Among them is crawling into a dog igloo complete with door flap at 2 o’clock in the morning after getting off work and spending a half hour to see just how warm it is inside.
Those I’ve told think that it was a hilariously stupid thing to do.
I just wanted to make sure that it would be warm enough for my two dogs — Cruella and DeVil — before I picked them up from the Dalmatian rescue in Turlock. The thermometer after 30 minutes read 55 degrees compared to the 40 degrees outside. It passed the test. I figured with two dogs and their body heat it would be a bit warmer.
Actually, the doghouse temperature was about 10 degrees warmer than I keep the house.
It sounds nutso, but I keep it cold on purpose. It’s the same rationale I use for not turning on the air conditioning in summer. I try to adapt to the weather. I find it is much more comfortable and — so far — it keeps me healthier.
Even though it is 30 degrees at 5:30 in the morning, I still jog to the gym in running shorts. The only concession to the cold is pulling up the hoodie and wearing gloves.

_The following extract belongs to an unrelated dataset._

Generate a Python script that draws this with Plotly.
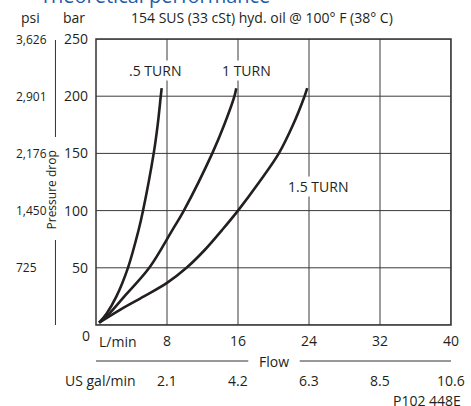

I’ll admit it was slightly warmer in the three previous years in winter without turning on the heat as I lived in a second floor apartment. Living in a California-style flattop is a bit more of a challenge so I cheat. I turn on a ceramic space heater when it drops below 50 degrees to take off the chill.
Some suggest I’m cheap. Maybe. Others have noted that it probably discourages a lot of houseguests. That it does.
Do I ever get cold? Only after eating three yogurts after dinner at night but I wimp out and put on sweat pants over my shorts until I go back to work.
I picked up my somewhat unorthodox attitude toward embracing both heat and cold from my grandmother who spent most of her life running the family cattle ranch in the Nevada County foothills. Subjecting your body to extremes — as opposed to adjusting to your environment, which is weather-driven — can be brutal.
Think about it. If it is 40 degrees outside and you go into a house at 75 degrees and then back out into 40-degree weather that is a jolt to your system. If the temperature difference is less severe, it is less taxing. The rationale in summer is the same but more extreme. A 75-degree building may contrast to a 100-degree day outside but the second you get into that car it may be 120 degree plus for a few minutes. In reality, you can have a 65-degree swing in temperature in just a minute. That can’t be good.
I’d be singing a different tune if I was in Montana. But I’m not. I understand how lucky it is to have Mediterranean-style weather here in the Central Valley even though most of us complain about the heat in the summer and then we whine about the cold in winter.
While jogging in the cold or rain is something I do in running shorts, I admit to pulling on tights when I bicycle this time of year when the temperature is below 50 degrees.
There have been times I’ve cycled in just shorts and it was colder including being caught in snow, then hail and then sleet on Tioga Pass the first day of summer 20 years ago. A year later snow started falling on the final climb between Taos and Red River in New Mexico during Memorial Day weekend.
All of that stuff would make me seem a bit off in the eyes of most folks.
But letting people know about my half-hour camp out in the back yard in the wee hours on a cold December morn elevated me to the level of either being certifiable wacko or — the term my grandmother liked to use — slightly eccentric.